FCA: Banks Need to Make It Easier to Create Accounts

Financial Conduct Authority

The U.K.’s Financial Conduct Authority (FCA) wants banks to make it easier for customers to apply for accounts.

The regulator issued a report encouraging banks and other account providers to increase awareness about basic bank accounts and found that several providers could make the application process easier, according to a Wednesday (Sept. 4) press release.

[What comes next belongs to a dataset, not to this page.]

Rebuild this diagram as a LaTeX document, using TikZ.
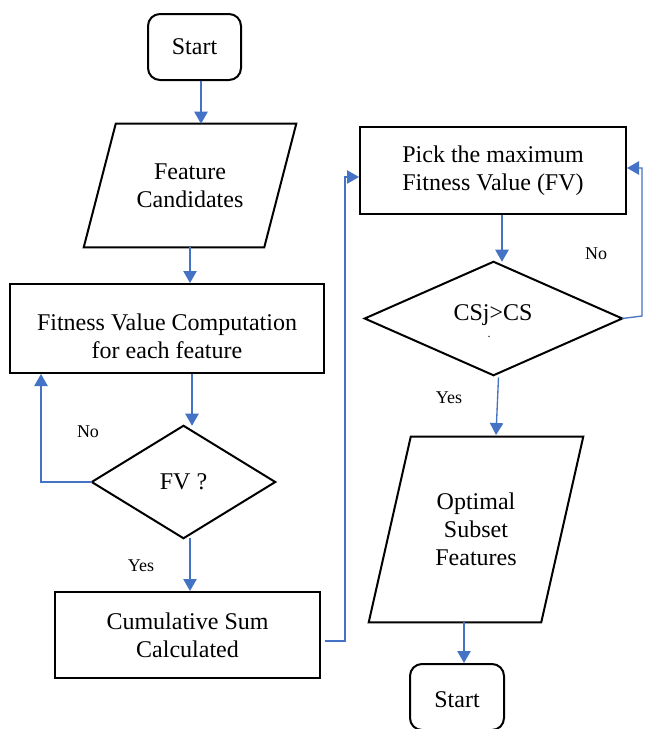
\documentclass[tikz,border=0pt]{standalone}
\usepackage{fontspec}
\setmainfont{Liberation Serif}
\usetikzlibrary{arrows.meta}
\definecolor{flowblue}{HTML}{4472C4}
\begin{document}
\begin{tikzpicture}[x=0.75pt,y=-0.75pt,
  lbl/.style={font=\fontsize{18}{21}\selectfont,align=center,inner sep=0pt},
  yn/.style={font=\fontsize{13.5}{15}\selectfont,inner sep=0pt},
  frame/.style={draw=black,line width=1.5pt,line join=miter},
  procbox/.style={frame,rectangle,inner sep=0pt},
  termbox/.style={frame,rectangle,rounded corners=9pt,inner sep=0pt},
  area/.style={rectangle,inner sep=0pt},
  link/.style={draw=flowblue,line width=1pt},
  flow/.style={link,-{Triangle[length=9pt,width=10pt]}}]
\useasboundingbox (0,0) rectangle (644,729);
\clip (0,0) rectangle (644,729);

% ---- left column ----
\node[termbox,minimum width=69.75pt,minimum height=49.5pt,lbl] (start) at (194.5,47) {Start};

\node[area,minimum width=159pt,minimum height=92.25pt,lbl] (feat) at (190,185.5) {Feature\\Candidates};
\draw[frame] (feat.south west) -- ([xshift=24pt]feat.north west) -- (feat.north east)
  -- ([xshift=-24pt]feat.south east) -- cycle;

\node[procbox,minimum width=235.5pt,minimum height=66.75pt] (fit) at (167,328.5) {};
\node[lbl] (fitT) at (167,336) {Fitness Value Computation\\for each feature};

\node[area,minimum width=137.25pt,minimum height=84pt,lbl] (fv) at (183.5,482) {FV ?};
\draw[frame] (fv.north) -- (fv.east) -- (fv.south) -- (fv.west) -- cycle;

\node[procbox,minimum width=198.75pt,minimum height=64.5pt,lbl] (cum) at (187.5,635) {Cumulative Sum\\Calculated};

% ---- right column ----
\node[procbox,minimum width=199.5pt,minimum height=65.25pt,lbl] (pick) at (493,170.5) {Pick the maximum\\Fitness Value (FV)};

\node[area,minimum width=192.75pt,minimum height=84.75pt] (cs) at (493.5,318.5) {};
\draw[frame] (cs.north) -- (cs.east) -- (cs.south) -- (cs.west) -- cycle;
\node[lbl] (csT) at (493,315) {CSj>CS};
\node[font=\fontsize{9}{10}\selectfont,inner sep=0pt] (csDot) at (489,337) {.};

\node[area,minimum width=160.5pt,minimum height=138.75pt,lbl] (opt) at (476,529.5) {Optimal\\Subset\\Features};
\draw[frame] (opt.south west) -- ([xshift=31.5pt]opt.north west) -- (opt.north east)
  -- ([xshift=-31.5pt]opt.south east) -- cycle;

\node[termbox,minimum width=70.5pt,minimum height=49.5pt] (finish) at (457,697) {};
\node[lbl] (finishT) at (457,700) {Start};

% ---- connectors ----
\draw[flow] (201,0 |- start.south) -- (201,0 |- feat.north);
\draw[flow] (190,0 |- feat.south) -- (190,0 |- fit.north);
\draw[flow] (192,0 |- fit.south) -- (192,0 |- fv.north);
\draw[flow] (fv.west) -- (41,0 |- fv.west) -- (41,0 |- fit.south);
\draw[flow] (190,0 |- fv.south) -- (190,0 |- cum.north);
\draw[flow] (cum.east) ++(4,6) -- (345,641) -- (345,177) -- (pick.west |- 0,177);
\draw[flow] (502,0 |- pick.south) -- (502,0 |- cs.north);
\draw[flow] (cs.east) -- (642,316) -- (642,168) -- (pick.east |- 0,168);
\draw[flow] (cs.south) ++(5,2) -- (496,435);
\draw[flow] (464,0 |- opt.south) -- (464,0 |- finish.north);

% ---- branch labels ----
\node[yn] (no1) at (88,432) {No};
\node[yn] (yes1) at (141,566) {Yes};
\node[yn] (no2) at (596,254) {No};
\node[yn] (yes2) at (449,398) {Yes};
\end{tikzpicture}
\end{document}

“We’ve seen examples of really good practice — with account providers helping people access a product vital for financial inclusion — but also areas where there is room for improvement,” Sheldon Mills, FCA executive director of consumers and competition, said in the release. “By sharing both, we want to achieve more consistent outcomes, with people being aware of what accounts there are that might be right for them, more support for the vulnerable and people not being denied access without good reason.”

The FCA is asking banks to review their approach to account denials and closures, preventing vulnerable customers from missing out, and making sure people aren’t denied access because they can’t show standard forms of identification, the release said.

Last year, the FCA did not uncover evidence of accounts being closed “due to lawfully expressed political opinions,” and the new report confirms there is still no indication that this is occurring, per the release.

“However, it has asked senior leaders in firms to sign an attestation taking personal responsibility for ensuring rules have been complied with and that they are confident of their compliance going forward,” the release said.

In other banking news, there have been calls by U.S. regulators in the sector for banks to take measures to preserve and strengthen their operational resilience.

For example, the “Semiannual Risk Perspective” from the Office of the Comptroller of the Currency (OCC) said this means pinpointing critical operations and core business lines and “mapping interdependencies within a bank’s organization and with significant third parties.”

Increased connections across the industry raise the threat of a single participant’s outage, leading to wider disruption in the sector, the OCC said.

“Think, then, of a bit of domino effect,” PYMNTS wrote. “A FinTech or other partner is hit by a cyberattack, operational failure or loss of customers, forcing them to go dark, so to speak, and the ripple effects hit the federal banking system at large.”